Leicestershire County Council Collections Team Volunteers!
Leicestershire County Council’s Museum Collections reflect the natural life of the County as well as the histories, interests and aspirations of the people who have made it their home.
The Collections team works with various groups of volunteers who enable us to make our collections more accessible.
Natural Life volunteers
These volunteers support various projects, including repackaging and labelling the moss collection, re-organising the butterflies and moths, and working on the herbarium (the botanical collection of pressed plants).
Collections Care volunteers
Working alongside the Collections Manager, these volunteers carefully clean objects to conservation principles, re-pack collections and help get objects ready for exhibitions.
Costume Collection volunteers
Our Engaging Collections Officer supports volunteers to make padded hangers and covers to improve the storage of our historic costumes, they sew in accession labels and turn their hands to many other projects as required.
Archaeology volunteers
These volunteers work with our Archaeology Manager. They help to document the archaeology collections, assist with exhibition preparation and take high quality photographs.
Below is an action shot of Andy, one of the Archaeology collections volunteers, who has taken thousands of images over many years. His images are not only object record shots but are fantastic for engaging the public with our collections whilst our museum sites and stores are closed.
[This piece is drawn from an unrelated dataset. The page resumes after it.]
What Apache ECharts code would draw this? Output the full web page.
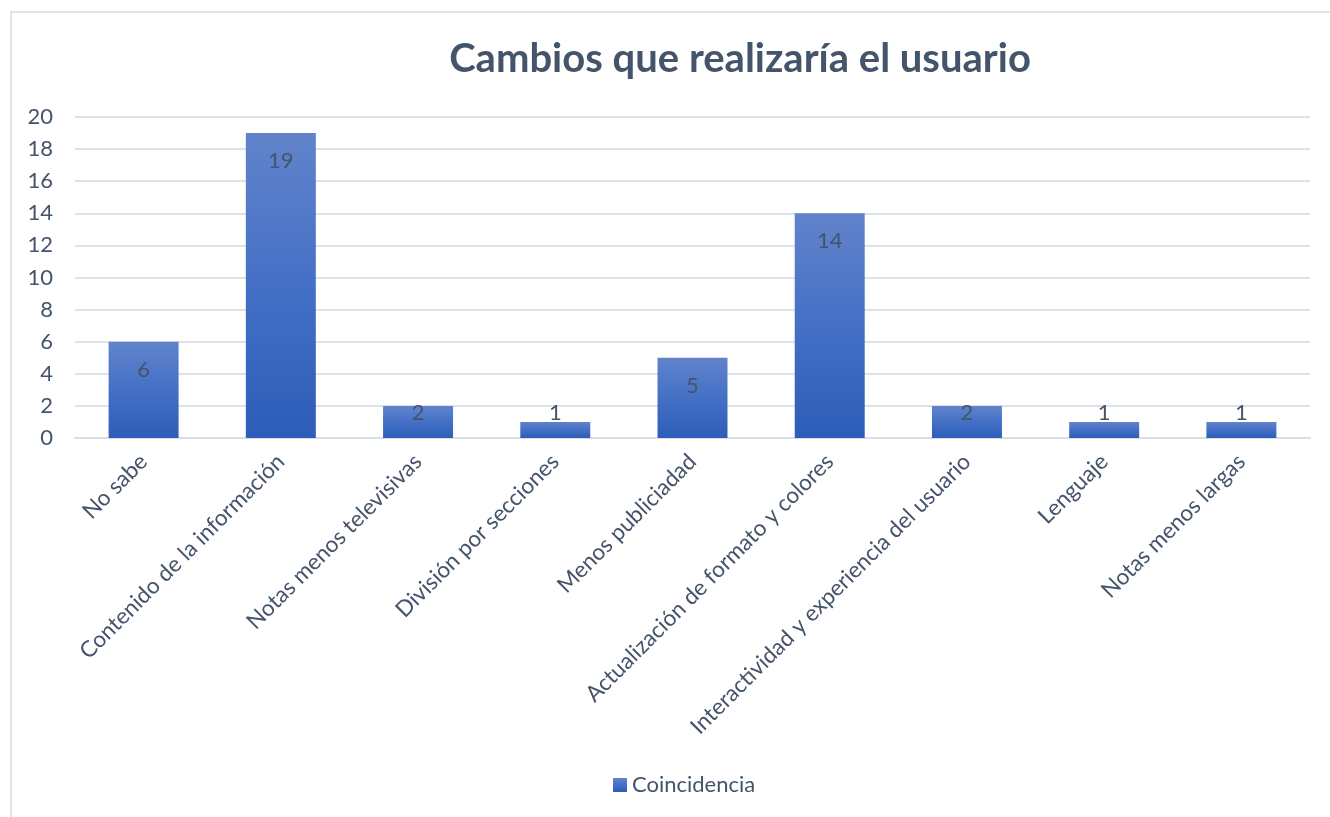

You can have a look at some of Andy’s work on the Image Leicestershire website and Melton Carnegie Museum’s digital archaeology gallery https://www.meltonmuseum.org/
The Archaeology collections volunteers are also undertaking an audit of the whole collection which helps us to locate new objects for exhibitions and loans and also re-visit forgotten wonderful objects in this huge collection. The objects are re-packed to modern conservation standards and information inputted onto the collections database. This task could never have been attempted with staff alone due to the massive number of objects involved, but in 4 years the volunteers have so far catalogued all objects from 1849 to 1989! An amazing achievement!